The U.S. dollar rose Monday as signs economic expansion in the U.S. supported the currency while the outlook in Europe continued to discourage investors.

The WSJ Dollar Index, which measures the currency against a basket of 16 others, rose 0.3% to 85.60, wrapping up its largest one-month gain since November 2016. The index has risen 3.5% since its 2018 low.

The greenback gained 0.4% against the euro to $1.2079 Monday and rose 2% versus the euro in April, its best performance against that currency since February 2017.

The dollar strengthened Monday after the Commerce Department said year-over-year inflation hit the Federal Reserve’s 2% target for the first time in over a year in March, a sign of strengthening U.S. inflation pressures that could encourage the Fed to continue lifting interest rates this year. Fed funds futures show the market sees a 48% likelihood that the Federal Reserve will raise interest rates four times this year, up from 32% a month ago, according to CME Group data early Monday. Fed officials projected three increases in 2018 at their meetings December and March.

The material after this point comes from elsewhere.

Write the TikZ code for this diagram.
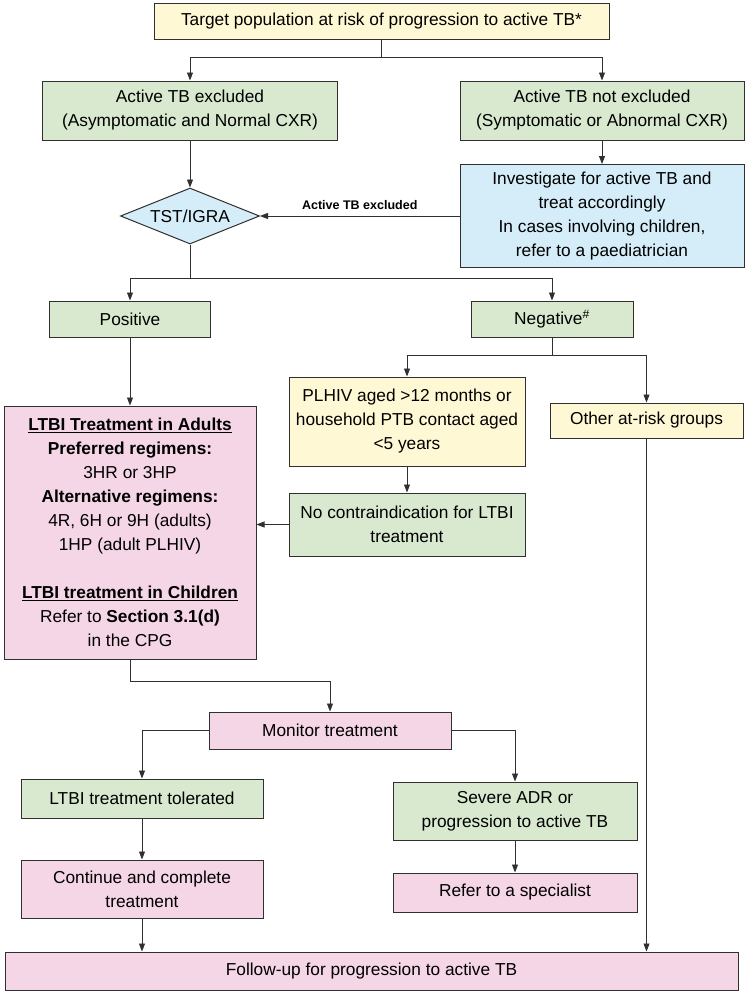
\documentclass[tikz,border=0pt]{standalone}
\usepackage{fontspec}
\setmainfont{Liberation Sans}
\usepackage{tikz}
\usetikzlibrary{arrows.meta,shapes.geometric}
\usepackage{xcolor}

\definecolor{tbyellow}{HTML}{FFF8D4}
\definecolor{tbgreen}{HTML}{D9E9D0}
\definecolor{tbblue}{HTML}{D5EDF8}
\definecolor{tbpink}{HTML}{F5D6E6}
\definecolor{tbline}{HTML}{303030}

\tikzset{
  box/.style={rectangle, draw=tbline, line width=1pt, align=center, inner sep=3pt},
  yellowbox/.style={box, fill=tbyellow},
  greenbox/.style={box, fill=tbgreen},
  bluebox/.style={box, fill=tbblue},
  pinkbox/.style={box, fill=tbpink},
  arr/.style={draw=tbline, line width=0.9pt, -{Triangle[length=8pt,width=6pt]}},
  link/.style={draw=tbline, line width=0.9pt},
}

\begin{document}
\begin{tikzpicture}[x=1pt, y=-1pt, font=\fontsize{17.3}{24}\selectfont]
      % Frame
      \useasboundingbox (0,0) rectangle (745,991);

      % Top
      \node[yellowbox, minimum width=455pt, minimum height=36pt] (target) at (381.5,21) {Target population at risk of progression to active TB*};
      \node[greenbox, minimum width=295pt, minimum height=59pt] (excl) at (190,110.5) {Active TB excluded\\(Asymptomatic and Normal CXR)};
      \node[greenbox, minimum width=284pt, minimum height=59pt] (notexcl) at (602,110.5) {Active TB not excluded\\(Symptomatic or Abnormal CXR)};

      % Testing
      \node[diamond, aspect=2.5, draw=tbline, line width=1pt, fill=tbblue, inner sep=0pt, minimum width=139pt, minimum height=56pt] (tst) at (190,216) {TST/IGRA};
      \node[bluebox, minimum width=284pt, minimum height=103pt] (invest) at (602,216) {Investigate for active TB and\\treat accordingly\\In cases involving children,\\refer to a paediatrician};

      % Results
      \node[greenbox, minimum width=161pt, minimum height=36pt] (positive) at (130,319) {Positive};
      \node[greenbox, minimum width=162pt, minimum height=36pt] (negative) at (552,319) {Negative\textsuperscript{\#}};
      \node[yellowbox, minimum width=236pt, minimum height=89pt] (plhiv) at (407,421.5) {PLHIV aged >12 months or\\household PTB contact aged\\<5 years};
      \node[yellowbox, minimum width=193pt, minimum height=35pt] (other) at (646.5,420.5) {Other at-risk groups};
      \node[greenbox, minimum width=236pt, minimum height=63pt] (nocontra) at (407,524.5) {No contraindication for LTBI\\treatment};

      % Treatment
      \node[pinkbox, minimum width=252pt, minimum height=253pt] (ltbi) at (130,532.5) {\underline{\textbf{LTBI Treatment in Adults}}\\\textbf{Preferred regimens:}\\3HR or 3HP\\\textbf{Alternative regimens:}\\4R, 6H or 9H (adults)\\1HP (adult PLHIV)\\[24pt]\underline{\textbf{LTBI treatment in Children}}\\Refer to \textbf{Section 3.1(d)}\\in the CPG};
      \node[pinkbox, minimum width=242pt, minimum height=37pt] (monitor) at (330,730.5) {Monitor treatment};
      \node[greenbox, minimum width=242pt, minimum height=39pt] (tolerated) at (142,798.5) {LTBI treatment tolerated};
      \node[greenbox, minimum width=244pt, minimum height=58pt] (severe) at (515,811) {Severe ADR or\\progression to active TB};
      \node[pinkbox, minimum width=242pt, minimum height=58pt] (complete) at (142,889) {Continue and complete\\treatment};
      \node[pinkbox, minimum width=244pt, minimum height=39pt] (refer) at (515,892.5) {Refer to a specialist};
      \node[pinkbox, minimum width=733pt, minimum height=38pt] (followup) at (371.5,971) {Follow-up for progression to active TB};

      % Arrows
      \draw[arr] (target.south) -- ++(0,18) -| (excl.north);
      \draw[arr] (target.south) ++(0,18) -| (notexcl.north);
      \draw[arr] (excl.south) -- (tst.north);
      \draw[arr] (notexcl.south) -- (invest.north);
      \draw[arr] (invest.west) -- node[above=3pt, font=\fontsize{12.5}{14}\selectfont\bfseries] {Active TB excluded} (tst.east);
      \draw[arr] (tst.south) -- ++(0,34) -| (positive.north);
      \draw[arr] (tst.south) ++(0,34) -| (negative.north);
      \draw[arr] (positive.south) -- (ltbi.north);
      \draw[arr] (negative.south) -- ++(0,18) -| (plhiv.north);
      \draw[arr] (negative.south) ++(0,18) -| (other.north);
      \draw[arr] (plhiv.south) -- (nocontra.north);
      \draw[arr] (nocontra.west) -- (nocontra.west -| ltbi.east);
      \draw[arr] (other.south) -- (other.south |- followup.north);
      \draw[arr] (ltbi.south) -- ++(0,22) -| (monitor.north);
      \draw[arr] (monitor.west) -| (tolerated.north);
      \draw[arr] (monitor.east) -| (severe.north);
      \draw[arr] (tolerated.south) -- (complete.north);
      \draw[arr] (severe.south) -- (refer.north);
      \draw[arr] (complete.south) -- (complete.south |- followup.north);

    \end{tikzpicture}
\end{document}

Higher interest rates tend to attract investors to a currency by offering higher returns.

The euro was pressured lower after a report showed that retail sales in Germany, the region’s largest economy, declined for a fourth consecutive month in March.

Economists have becoming increasingly skeptical about Europe’s ability to continue growing at an above-trend pace. Recent data in areas such as German manufacturing and weaker eurozone inflation have signaled a slowdown. U.K. growth also eased in the first quarter, while recent Japanese economic data has been mixed.

The dollar’s resurgence may be due in part to concerns that the synchronous global growth that characterized the recent economic expansion may be running into obstacles, including concerns about potential trade wars between the U.S. and its trading partners.

Many investors who had favored the euro over the U.S. dollar have become “overextended,” said Brian Taylor, head of foreign-exchange trading at M&T Bank . “People are going to sit in this holding pattern. There’s a lot going on that people have to absorb.”